[What you will do]
Without the pictures, write out all the lines below exactly as they appear.

[Information supplied]
** Start **

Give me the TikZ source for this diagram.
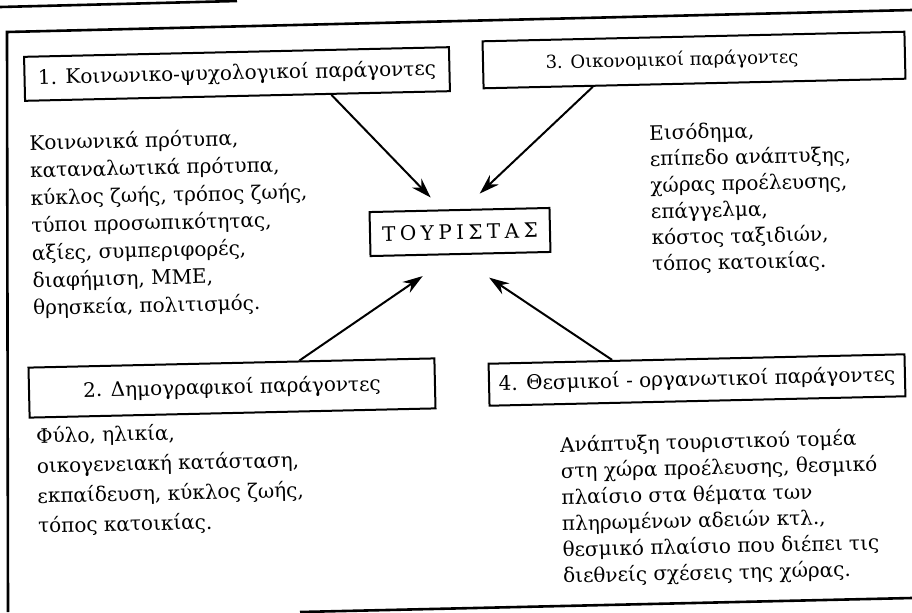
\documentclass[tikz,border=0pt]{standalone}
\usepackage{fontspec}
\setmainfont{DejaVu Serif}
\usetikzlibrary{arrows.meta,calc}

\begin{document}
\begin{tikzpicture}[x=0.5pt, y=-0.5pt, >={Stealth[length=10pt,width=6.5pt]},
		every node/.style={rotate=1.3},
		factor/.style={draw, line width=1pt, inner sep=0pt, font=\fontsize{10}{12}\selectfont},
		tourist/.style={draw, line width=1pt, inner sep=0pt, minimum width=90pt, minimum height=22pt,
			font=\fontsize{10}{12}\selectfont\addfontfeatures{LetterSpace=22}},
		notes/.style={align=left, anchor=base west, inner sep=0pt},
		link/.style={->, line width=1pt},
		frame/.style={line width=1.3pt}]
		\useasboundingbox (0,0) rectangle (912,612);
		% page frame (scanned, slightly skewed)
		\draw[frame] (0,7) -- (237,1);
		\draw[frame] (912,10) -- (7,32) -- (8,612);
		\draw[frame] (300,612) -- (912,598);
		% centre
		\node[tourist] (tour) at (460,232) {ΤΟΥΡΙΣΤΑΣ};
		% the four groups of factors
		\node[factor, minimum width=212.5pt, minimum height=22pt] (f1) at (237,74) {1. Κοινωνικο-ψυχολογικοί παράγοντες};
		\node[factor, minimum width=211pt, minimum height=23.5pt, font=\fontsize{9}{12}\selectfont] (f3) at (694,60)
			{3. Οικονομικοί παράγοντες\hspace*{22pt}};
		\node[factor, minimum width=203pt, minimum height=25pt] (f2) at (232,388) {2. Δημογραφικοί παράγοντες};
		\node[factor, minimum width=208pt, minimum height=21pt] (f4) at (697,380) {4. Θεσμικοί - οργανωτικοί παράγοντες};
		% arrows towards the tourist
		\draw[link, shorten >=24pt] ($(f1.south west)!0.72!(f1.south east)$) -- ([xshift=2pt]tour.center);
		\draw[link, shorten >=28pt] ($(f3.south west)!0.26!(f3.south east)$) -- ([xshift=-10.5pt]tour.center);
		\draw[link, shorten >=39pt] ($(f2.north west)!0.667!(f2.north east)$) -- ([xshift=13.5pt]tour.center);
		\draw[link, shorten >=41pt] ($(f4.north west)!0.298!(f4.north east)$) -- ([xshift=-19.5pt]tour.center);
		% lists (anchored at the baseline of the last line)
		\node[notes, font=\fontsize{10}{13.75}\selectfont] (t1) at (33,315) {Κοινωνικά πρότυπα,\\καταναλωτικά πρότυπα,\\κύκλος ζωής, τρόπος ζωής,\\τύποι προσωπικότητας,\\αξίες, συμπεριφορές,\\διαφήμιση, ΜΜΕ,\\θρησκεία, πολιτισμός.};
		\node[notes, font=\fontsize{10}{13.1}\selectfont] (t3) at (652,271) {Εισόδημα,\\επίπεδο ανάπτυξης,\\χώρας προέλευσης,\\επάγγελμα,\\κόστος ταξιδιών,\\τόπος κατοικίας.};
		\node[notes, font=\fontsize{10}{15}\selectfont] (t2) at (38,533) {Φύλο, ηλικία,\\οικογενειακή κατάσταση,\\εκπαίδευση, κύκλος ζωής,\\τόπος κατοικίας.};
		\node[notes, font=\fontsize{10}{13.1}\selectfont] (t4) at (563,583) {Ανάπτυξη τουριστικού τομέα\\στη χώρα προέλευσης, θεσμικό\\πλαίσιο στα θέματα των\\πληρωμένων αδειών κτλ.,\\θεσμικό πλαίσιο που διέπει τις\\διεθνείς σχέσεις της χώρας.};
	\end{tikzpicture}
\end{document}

** End **

[The output]
Give me the TikZ source for this diagram.
\documentclass[tikz,border=0pt]{standalone}
\usepackage{fontspec}
\setmainfont{DejaVu Serif}
\usetikzlibrary{arrows.meta,calc}

\begin{document}
\begin{tikzpicture}[x=0.5pt, y=-0.5pt, >={Stealth[length=10pt,width=6.5pt]},
		every node/.style={rotate=1.3},
		factor/.style={draw, line width=1pt, inner sep=0pt, font=\fontsize{10}{12}\selectfont},
		tourist/.style={draw, line width=1pt, inner sep=0pt, minimum width=90pt, minimum height=22pt,
			font=\fontsize{10}{12}\selectfont\addfontfeatures{LetterSpace=22}},
		notes/.style={align=left, anchor=base west, inner sep=0pt},
		link/.style={->, line width=1pt},
		frame/.style={line width=1.3pt}]
		\useasboundingbox (0,0) rectangle (912,612);
		% page frame (scanned, slightly skewed)
		\draw[frame] (0,7) -- (237,1);
		\draw[frame] (912,10) -- (7,32) -- (8,612);
		\draw[frame] (300,612) -- (912,598);
		% centre
		\node[tourist] (tour) at (460,232) {ΤΟΥΡΙΣΤΑΣ};
		% the four groups of factors
		\node[factor, minimum width=212.5pt, minimum height=22pt] (f1) at (237,74) {1. Κοινωνικο-ψυχολογικοί παράγοντες};
		\node[factor, minimum width=211pt, minimum height=23.5pt, font=\fontsize{9}{12}\selectfont] (f3) at (694,60)
			{3. Οικονομικοί παράγοντες\hspace*{22pt}};
		\node[factor, minimum width=203pt, minimum height=25pt] (f2) at (232,388) {2. Δημογραφικοί παράγοντες};
		\node[factor, minimum width=208pt, minimum height=21pt] (f4) at (697,380) {4. Θεσμικοί - οργανωτικοί παράγοντες};
		% arrows towards the tourist
		\draw[link, shorten >=24pt] ($(f1.south west)!0.72!(f1.south east)$) -- ([xshift=2pt]tour.center);
		\draw[link, shorten >=28pt] ($(f3.south west)!0.26!(f3.south east)$) -- ([xshift=-10.5pt]tour.center);
		\draw[link, shorten >=39pt] ($(f2.north west)!0.667!(f2.north east)$) -- ([xshift=13.5pt]tour.center);
		\draw[link, shorten >=41pt] ($(f4.north west)!0.298!(f4.north east)$) -- ([xshift=-19.5pt]tour.center);
		% lists (anchored at the baseline of the last line)
		\node[notes, font=\fontsize{10}{13.75}\selectfont] (t1) at (33,315) {Κοινωνικά πρότυπα,\\καταναλωτικά πρότυπα,\\κύκλος ζωής, τρόπος ζωής,\\τύποι προσωπικότητας,\\αξίες, συμπεριφορές,\\διαφήμιση, ΜΜΕ,\\θρησκεία, πολιτισμός.};
		\node[notes, font=\fontsize{10}{13.1}\selectfont] (t3) at (652,271) {Εισόδημα,\\επίπεδο ανάπτυξης,\\χώρας προέλευσης,\\επάγγελμα,\\κόστος ταξιδιών,\\τόπος κατοικίας.};
		\node[notes, font=\fontsize{10}{15}\selectfont] (t2) at (38,533) {Φύλο, ηλικία,\\οικογενειακή κατάσταση,\\εκπαίδευση, κύκλος ζωής,\\τόπος κατοικίας.};
		\node[notes, font=\fontsize{10}{13.1}\selectfont] (t4) at (563,583) {Ανάπτυξη τουριστικού τομέα\\στη χώρα προέλευσης, θεσμικό\\πλαίσιο στα θέματα των\\πληρωμένων αδειών κτλ.,\\θεσμικό πλαίσιο που διέπει τις\\διεθνείς σχέσεις της χώρας.};
	\end{tikzpicture}
\end{document}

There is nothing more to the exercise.